Yesterday, Randoh Sallihall from unscramblerer.com sent this note:

Susie Dent has an ever growing Twitter following of 1,1 million unique word lovers to whom she shares her daily word of the day. Word search engine Unscramblerer.com went through Susie Dent's whole Twitter history and analyzed what are the most liked, shared and commented words of the day she has posted.

List of Susie Dent's most popular words of the day:

  1. Word of the day is ‘ingordigiousness’: extreme greed; an insatiable desire for wealth at any cost. (141387 likes)
  2. Word of the day is 'maw-worm' (19th century): one who insists that they have done nothing wrong, despite evidence to the contrary. (114681 likes)
  3. Word of the day is ‘sparple’ (14th century): to deflect unwanted attention from one thing by making a big deal of another. (109082 likes)
  4. Word of the day is ‘recrudescence’ (17th century): the return of something unpleasant after a period of relief. (103422 likes)
  5. Word of the day is ‘malversation’ (16th century): the corrupt administration of power. (92425 likes)
  6. Word of the day is 'filipendulous' (19th century): hanging by a thread. (88913 likes)
  7. Word of the day is ‘circumlocutionist’: one who consistently speaks in a roundabout way in order to avoid addressing a question directly. (77277 likes)
  8. Word of the day is ‘spuddle’ (17th century): to work ineffectively; to be extremely busy whilst achieving absolutely nothing. (75219 likes)
  9. Word of the day is 'sequaciousness' (17th century): the blinkered, unreasoning, and slavish following of another, no matter where it leads. (69710 likes)
  10. Word of the day is Zugzwang [tzoog-tzwung]: a situation in chess (and life) in which a move must be made, but each possible one will make the situation worse. (68422 likes)

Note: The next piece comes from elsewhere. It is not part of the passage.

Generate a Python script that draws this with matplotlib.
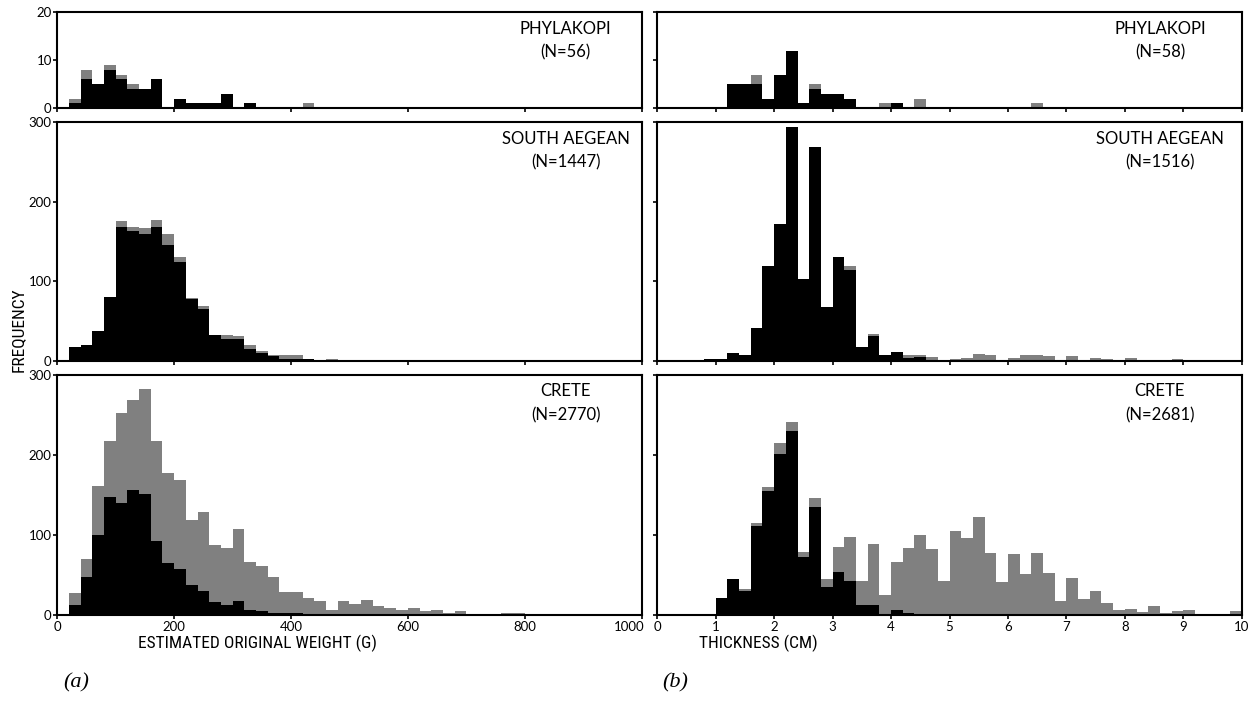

A spokesperson for Unscramblerer.com commented on the findings:

"Susie Dent sometimes uses current events to post a word of the day that is relevant to what is happening in the UK. This is why her most popular words of the day are likely also related to past events where she really understood the mood of the crowd. A great example of this is the word 'maw-worm' posted on Apr 12, 2022 her most retweeted word of the day ever (a dig at Boris Johnson during 'Partygate'). In general people love unique and obscure words they have never heard before. It spikes curiosity and it is really fun trying to use such words yourself. Resulting in people laughing and then asking what does 'snollygoster' mean?"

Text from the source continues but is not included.